9月7日:今週の市場の見方

今週の見方

NY市場の乱高下で「材料出尽くし」と騒ぐ人が多いです。8月の雇用統計は悪かったのですが、そもそも現在は雇用統計に対する信頼性が落ちています。失業率にしても、8月という季節要因を考えれば想定通りで、むしろ良いほうではないかと思います。ただ、最近は悲観論が多く、新聞社の論点も雇用統計中心。特にリーマンショックと同じように語る人が目立ちますね。ただ、当時のリーマンショックはインフレではなくデフレが牽引した不景気で、いわゆる「物価安の中で企業が儲からない」という状況から失業率が悪化したものでした。

市場の現状と課題

当時も平均給与は下がらなかったんですよね。低額労働者の仕事が減った一方で、高額給与労働者は残っていたから、平均はむしろ上がった。だから本来は「家計所得」を見た方が良いのです。今回も、技術力の低い若手の解雇は増えている傾向はあるけれど、トランプ政策による移民系の追い出しから労働供給が減っている面が強い。そのうえで、景気悪化に備えて技術レベルの高い人材の囲い込みが進んでいる。結果として平均賃金は高く、家庭内収入も現状では良い。そして今回はインフレ基調。リーマンのときとは全然違う流れなんです。

今後の展望

だから今後は「家庭内の手取り」と「インフレ」の兼ね合いを見ていくことと、トランプ氏にはそろそろ内需に向かって欲しいところです。これ以上、関税でいちゃもんをつける流れになると、もう本当にへきへきしてきます。しかも裁判で関税は有利に進んでいない。もし本当に否定されることになれば、米国の財政は身動き取れなくなるし、海外からの米国への進出も止まってしまう。米国経済にとって相当な痛手になるでしょう。

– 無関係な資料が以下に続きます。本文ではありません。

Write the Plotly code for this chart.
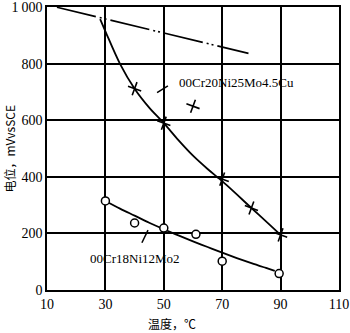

そういう歪んだ経済を見なければならないのが現状です。つまり普通の経済要因ではなく、トランプ政策による動きだから、過去の事例とは重なりにくい。まずは「見るしかない」と思います。その動きがNY株の乱高下に出ていて、指数はアルゴに振り回されていても、実際の市場では好決算や材料といった「個別」の動きに変わってきています。日本と同じで全体像は見えにくいけど、企業には余剰資金が多くて、その行き場が株式市場になっています。良い方向へ向かわないと資金切れで調整幅が大きくなる。

最後に

まあ、今年の夏は本当に疲れますよね。これでまた選挙だの総理大臣だの言われても、正直頭が回らなくなる。面白いのは、野党支持者が石破総理を「辞める必要は無い」と盛り上げていること。日本人は本当に攪乱が好きなんだと思います。裏返せば、野党にとっては今の首相のままの方が勝ちやすい、という計算なんでしょうかね。

ポジションとしては上がったんだから、総額は減らす方向ですし、バイオなどこれまで振るわなかった銘柄を見直していこうと考えています。今は焦って動くよりも、しっかり見極めて行動した方が良い時期ですね。